In June, it pleased investors by cutting administrative costs 20 percent. In August, the Independence and the Patriot, which had struggled with revenues, were finally full for the second half of the year. Group business for Hawai'i was up 60 percent for 2002, with profits up dramatically.

And in September — just days before the world came crashing down — the company pulled the final thorn from its side, inking an agreement with its Mississippi shipyard that would delay but save a threatened project for two new ships slated for Hawai'i.

"While we weren't in the land of milk and honey, we all felt we had turned the corner," Calian said. "We felt we had enough cash, and despite the sluggish economy our path was clear."

And then there was a boom. And the smoke. And the second plane.

And in the days and weeks that followed future bookings slipped by 50 percent. Cancellations rolled in, rising 30 percent more than normal. Vendors began squeezing the company, asking for deposits where they used to give credit, demanding payment up front when they used to give 60 days.

Travel insurance companies refused to cover passengers on American Classic cruises, and credit card companies stopped passing through deposits made on their cards.

Finally, bankruptcy was the only option. And when the company filed for Chapter 11 Friday, it came as a sad irony.

"Following Sept. 11 we had no choice but to take this action because our cash supply would not carry us through," Calian said.

Before Friday's filing, whispers that had subsided in the investment community suddenly rose again in volume, with some analysts declaring the end was near.

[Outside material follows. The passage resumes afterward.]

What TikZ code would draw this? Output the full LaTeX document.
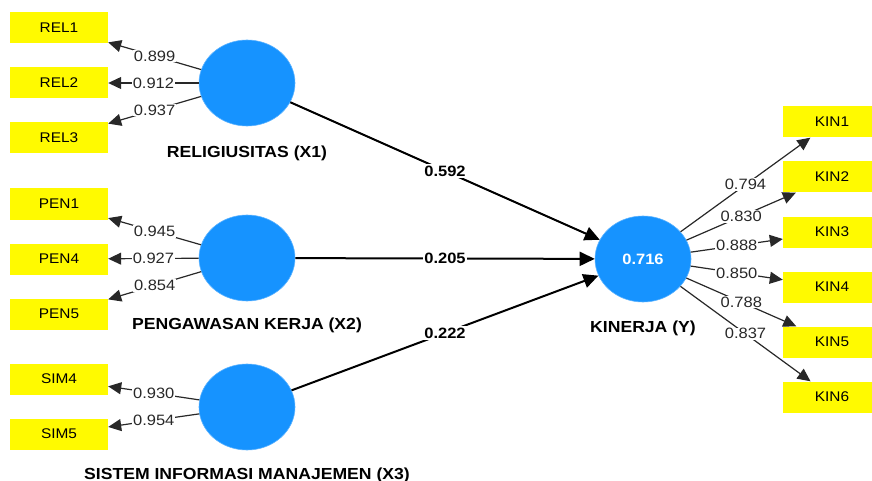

"I wasn't surprised, just disappointed," said Peter McMullin, an analyst with Ryan Beck in Miami. "I've never had one of the companies I follow file bankruptcy in 31 years. These were nice niches. One of our clients was on the Patriot and said it was unbelievable, a great experience. People I talk to on the river boats said it was a nice Americana kind of thing. The products they were representing deserve to be there. But we don't live in normal times."